Ontario MPP
- In office 1886–1892
- Preceded by: New riding
- Succeeded by: George Ryerson
- Constituency: Toronto
- In office 1883–1886
- Preceded by: Robert Bell
- Succeeded by: Riding abolished
- Constituency: Toronto West

Personal details
- Born: March 20, 1829 Trois-Rivières, Lower Canada
- Died: March 25, 1892 (aged 63) Toronto, Ontario
- Political party: Conservative
- Spouse: Ann Kennedy
- Profession: Businessman

= Henry Edward Clarke =

Henry Edward Clarke (March 20, 1829 - March 25, 1892) was an Ontario businessman and political figure. He represented Toronto West from 1883 to 1886 and Toronto from 1886 to 1892 in the Legislative Assembly of Ontario as a Conservative.

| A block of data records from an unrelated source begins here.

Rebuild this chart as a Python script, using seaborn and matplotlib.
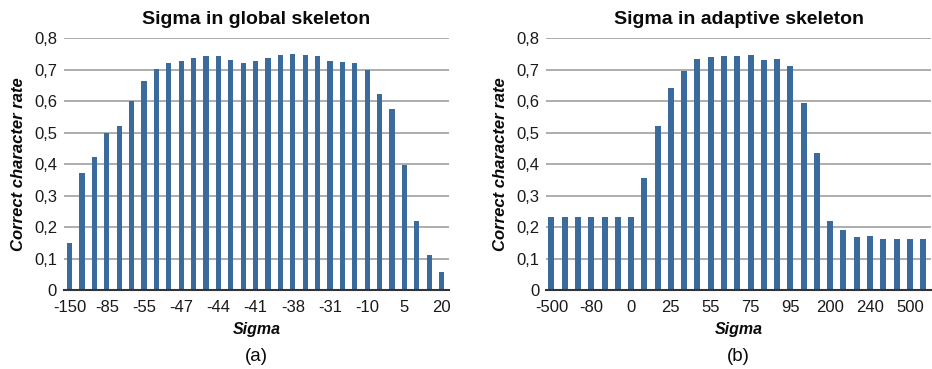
import matplotlib
matplotlib.use("Agg")
import matplotlib.pyplot as plt
import seaborn as sns
import numpy as np
import pandas as pd

# ---- data ----
global_rate = [0.148, 0.370, 0.423, 0.498, 0.520, 0.600, 0.665, 0.703, 0.720, 0.727,
               0.738, 0.742, 0.742, 0.731, 0.722, 0.727, 0.736, 0.745, 0.749, 0.747,
               0.742, 0.727, 0.725, 0.722, 0.699, 0.623, 0.576, 0.397, 0.220, 0.112,
               0.057]
global_ticklabels = ["-150", "-85", "-55", "-47", "-44", "-41", "-38", "-31", "-10", "5", "20"]

adaptive_rate = [0.232, 0.232, 0.232, 0.232, 0.232, 0.232, 0.232, 0.355, 0.520, 0.641,
                 0.696, 0.733, 0.740, 0.742, 0.742, 0.745, 0.729, 0.733, 0.710, 0.594,
                 0.435, 0.220, 0.192, 0.168, 0.170, 0.162, 0.162, 0.162, 0.162]
adaptive_ticklabels = ["-500", "-80", "0", "25", "55", "75", "95", "200", "240", "500"]

titles = ["Sigma in global skeleton", "Sigma in adaptive skeleton"]
panel_tags = ["(a)", "(b)"]
yticks = [0, 0.1, 0.2, 0.3, 0.4, 0.5, 0.6, 0.7, 0.8]
ytick_labels = ["0", "0,1", "0,2", "0,3", "0,4", "0,5", "0,6", "0,7", "0,8"]

sns.set_theme(style="white")
plt.rcParams['font.family'] = ['Liberation Sans', 'DejaVu Sans']
plt.rcParams['text.color'] = '#0a0a0a'
plt.rcParams['axes.labelcolor'] = '#0a0a0a'

BAR = "#3b6a9c"
fig = plt.figure(figsize=(9.32, 3.69), dpi=100)
axes = [fig.add_axes([0.0687, 0.214, 0.4131, 0.683]),
        fig.add_axes([0.586, 0.214, 0.413, 0.683])]

datasets = [(global_rate, global_ticklabels, 0.42, (-0.45, 30.6)),
            (adaptive_rate, adaptive_ticklabels, 0.45, (-0.4, 28.6))]

for ax, (vals, tlabels, w, xl), title, tag in zip(axes, datasets, titles, panel_tags):
    df = pd.DataFrame({"pos": np.arange(len(vals)), "rate": vals})
    sns.barplot(data=df, x="pos", y="rate", ax=ax, color=BAR, saturation=1,
                width=w, edgecolor="none", zorder=3)
    ax.set_xlim(*xl)
    ax.set_ylim(0, 0.8)
    ax.set_yticks(yticks)
    ax.set_yticklabels(ytick_labels, fontsize=12, color="#1a1a1a")
    tick_pos = list(range(0, len(vals), 3))
    ax.set_xticks(tick_pos)
    ax.set_xticklabels(tlabels, fontsize=12, color="#1a1a1a")
    ax.tick_params(axis="y", length=0, pad=5)
    ax.tick_params(axis="x", length=0, pad=7)
    ax.yaxis.grid(True, color="#adadad", linewidth=1.4, zorder=0)
    ax.xaxis.grid(False)
    for s in ["top", "right", "left"]:
        ax.spines[s].set_visible(False)
    ax.spines["bottom"].set_color("#333333")
    ax.spines["bottom"].set_linewidth(1.5)
    ax.spines["bottom"].set_zorder(4)
    ax.set_title(title, fontsize=14, fontweight="bold", pad=10, color="#0a0a0a")
    ax.set_xlabel("Sigma", fontsize=11.5, fontweight="bold", style="italic", labelpad=5)
    ax.set_ylabel("Correct character rate", fontsize=12, fontweight="bold",
                  style="italic", labelpad=6)
    ax.text(0.5, -0.265, tag, transform=ax.transAxes, ha="center", va="center",
            fontsize=13.5)

fig.savefig("out.png", dpi=100, facecolor="white")
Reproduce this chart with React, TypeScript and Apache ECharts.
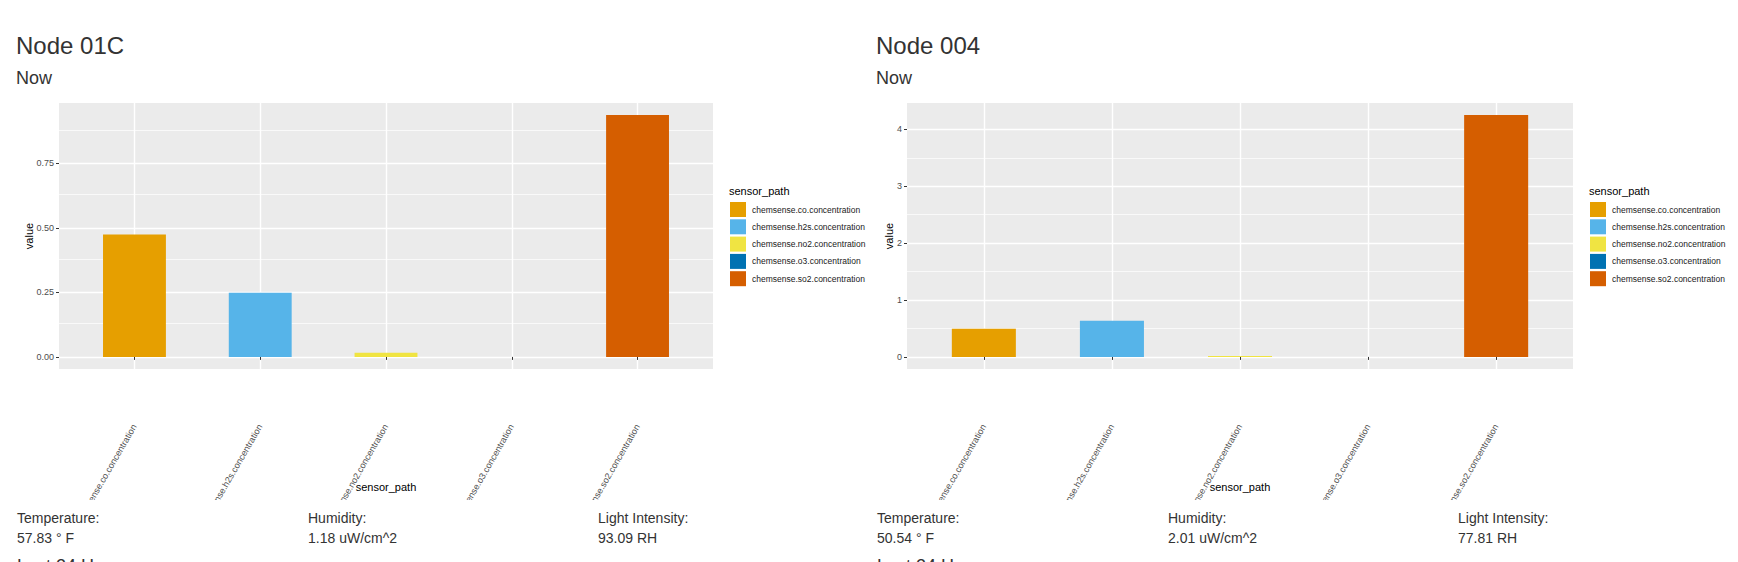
import React, { useEffect, useRef } from 'react';
import * as echarts from 'echarts';

const FONT = '"Liberation Sans", Arial, Helvetica, sans-serif';

const sensorPaths = [
    'chemsense.co.concentration',
    'chemsense.h2s.concentration',
    'chemsense.no2.concentration',
    'chemsense.o3.concentration',
    'chemsense.so2.concentration',
];
const sensorColors = ['#E69F00', '#56B4E9', '#F0E442', '#0072B2', '#D55E00'];

// Node 01C
const node01cValues = [0.474, 0.249, 0.016, 0, 0.937];
const node01cTicks = [0, 0.25, 0.5, 0.75];
const node01cMinorTicks = [0.125, 0.375, 0.625, 0.875];
const node01cReadings = ['57.83 ° F', '1.18 uW/cm^2', '93.09 RH'];

// Node 004
const node004Values = [0.494, 0.635, 0.018, 0, 4.25];
const node004Ticks = [0, 1, 2, 3, 4];
const node004MinorTicks = [0.5, 1.5, 2.5, 3.5];
const node004Readings = ['50.54 ° F', '2.01 uW/cm^2', '77.81 RH'];

const readingLabels = ['Temperature:', 'Humidity:', 'Light Intensity:'];

interface NodeChartProps {
    name: string;
    values: number[];
    ticks: number[];
    minorTicks: number[];
    decimals: number;
    left: number;
    width: number;
    titleLeft: number;
    gridLeft: number;
    gridWidth: number;
    legendLeft: number;
    valueGap: number;
}

function NodeChart(props: NodeChartProps) {
    const chartRef = useRef<HTMLDivElement | null>(null);

    useEffect(() => {
        if (!chartRef.current) return;
        const chart = echarts.init(chartRef.current, null, { renderer: 'svg' });

        const { values, ticks, minorTicks, decimals } = props;
        const top = Math.max(...values);
        // ggplot default expansion: 5% on each side
        const lo = -0.05 * top;
        const hi = 1.05 * top;
        const step = ticks[1] - ticks[0];
        const xTicks = sensorPaths.map((_, i) => i + 1);

        chart.setOption({
            animation: false,
            textStyle: { fontFamily: FONT },
            title: [
                {
                    text: props.name, left: props.titleLeft, top: 33, padding: 0,
                    textStyle: { fontSize: 24, fontWeight: 'normal', color: '#333', lineHeight: 24 },
                },
                {
                    text: 'Now', left: props.titleLeft, top: 69, padding: 0,
                    textStyle: { fontSize: 18, fontWeight: 'normal', color: '#333', lineHeight: 18 },
                },
                {
                    text: 'sensor_path', left: props.legendLeft - 1, top: 184, padding: 0,
                    textStyle: { fontSize: 11, fontWeight: 'normal', color: '#000', lineHeight: 13 },
                },
            ],
            grid: {
                left: props.gridLeft, top: 103, width: props.gridWidth, height: 266,
                show: true, backgroundColor: '#EBEBEB', borderWidth: 0,
                containLabel: false, outerBoundsMode: 'none',
            },
            legend: {
                orient: 'vertical', left: props.legendLeft, top: 202, padding: 0,
                itemWidth: 16, itemHeight: 15, itemGap: 2.3, icon: 'rect',
                selectedMode: false,
                textStyle: { fontSize: 8.5, color: '#1A1A1A', padding: [0, 0, 0, 1] },
                data: sensorPaths,
            },
            xAxis: {
                type: 'value',
                min: 0.4,
                max: 5.6,
                minInterval: 1,
                maxInterval: 1,
                axisLine: { show: false },
                axisTick: { show: true, length: 3, customValues: xTicks, lineStyle: { color: '#333', width: 1 } },
                axisLabel: {
                    customValues: xTicks, rotate: 60, margin: 56, fontSize: 9, color: '#4D4D4D',
                    formatter: (v: number) => sensorPaths[Math.round(v) - 1] ?? '',
                },
                splitLine: { show: true, lineStyle: { color: '#FFFFFF', width: 1.4 } },
                name: 'sensor_path',
                nameLocation: 'middle',
                nameGap: 112,
                nameMoveOverlap: false,
                nameTextStyle: { fontSize: 11, color: '#000' },
            },
            yAxis: {
                type: 'value',
                min: lo,
                max: hi,
                minInterval: step,
                maxInterval: step,
                axisLine: { show: false },
                axisTick: { show: true, length: 3, customValues: ticks, lineStyle: { color: '#333', width: 1 } },
                axisLabel: {
                    customValues: ticks, fontSize: 9, color: '#4D4D4D', margin: 5,
                    formatter: (v: number) => {
                        const k = v / step;
                        return Math.abs(k - Math.round(k)) < 1e-6 ? v.toFixed(decimals) : '';
                    },
                },
                splitLine: { show: true, lineStyle: { color: '#FFFFFF', width: 1.4 } },
                name: 'value',
                nameLocation: 'middle',
                nameRotate: 90,
                nameGap: props.valueGap,
                nameMoveOverlap: false,
                nameTextStyle: { fontSize: 11, color: '#000' },
            },
            series: sensorPaths.map((p, i) => ({
                type: 'bar',
                name: p,
                data: [[i + 1, values[i]]],
                barWidth: '50%',
                barGap: '-100%',
                itemStyle: { color: sensorColors[i] },
                markLine: i === 0 ? {
                    silent: true,
                    symbol: 'none',
                    z: 1,
                    label: { show: false },
                    lineStyle: { color: '#FFFFFF', width: 0.7, type: 'solid' },
                    emphasis: { disabled: true },
                    data: minorTicks.map(v => ({ yAxis: v })),
                } : undefined,
            })),
        });

        return () => {
            chart.dispose();
        };
    }, []);

    return (
        <div
            ref={chartRef}
            style={{ position: 'absolute', left: props.left, top: 0, width: props.width, height: 500, overflow: 'hidden' }}
        />
    );
}

function Readings({ left, readings }: { left: number[]; readings: string[] }) {
    return (
        <>
            {readingLabels.map((label, i) => (
                <div
                    key={label}
                    style={{ position: 'absolute', left: left[i], top: 508, fontSize: 14, lineHeight: '20px', color: '#333' }}
                >
                    <div>{label}</div>
                    <div>{readings[i]}</div>
                </div>
            ))}
            <div style={{ position: 'absolute', left: left[0], top: 556, fontSize: 18, lineHeight: '20px', color: '#333' }}>
                Last 24 Hours
            </div>
        </>
    );
}

export default function App() {
    return (
        <div
            style={{
                position: 'fixed', left: 0, top: 0, width: 1738, height: 562,
                background: '#fff', overflow: 'hidden', fontFamily: FONT,
            }}
        >
            <NodeChart
                name="Node 01C"
                values={node01cValues}
                ticks={node01cTicks}
                minorTicks={node01cMinorTicks}
                decimals={2}
                left={0}
                width={870}
                titleLeft={16}
                gridLeft={59}
                gridWidth={654}
                legendLeft={730}
                valueGap={25}
            />
            <NodeChart
                name="Node 004"
                values={node004Values}
                ticks={node004Ticks}
                minorTicks={node004MinorTicks}
                decimals={0}
                left={870}
                width={868}
                titleLeft={6}
                gridLeft={37}
                gridWidth={666}
                legendLeft={720}
                valueGap={13}
            />
            <Readings left={[17, 308, 598]} readings={node01cReadings} />
            <Readings left={[877, 1168, 1458]} readings={node004Readings} />
        </div>
    );
}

He was born in Trois-Rivières, Lower Canada in 1829, the son of Irish immigrants. After completing his schooling, he apprenticed as a saddle and trunk maker in Montreal. In 1848, he moved to Bytown where he opened a saddlery shop. In 1853, he returned to Montreal; the following year, he opened a branch store in Toronto for a Montreal merchant and bought the operation himself in the following year. In 1856, he married Ann Kennedy. Clarke served on Toronto city council for several years before entering provincial politics.

Clarke died suddenly in 1892 while speaking in the assembly.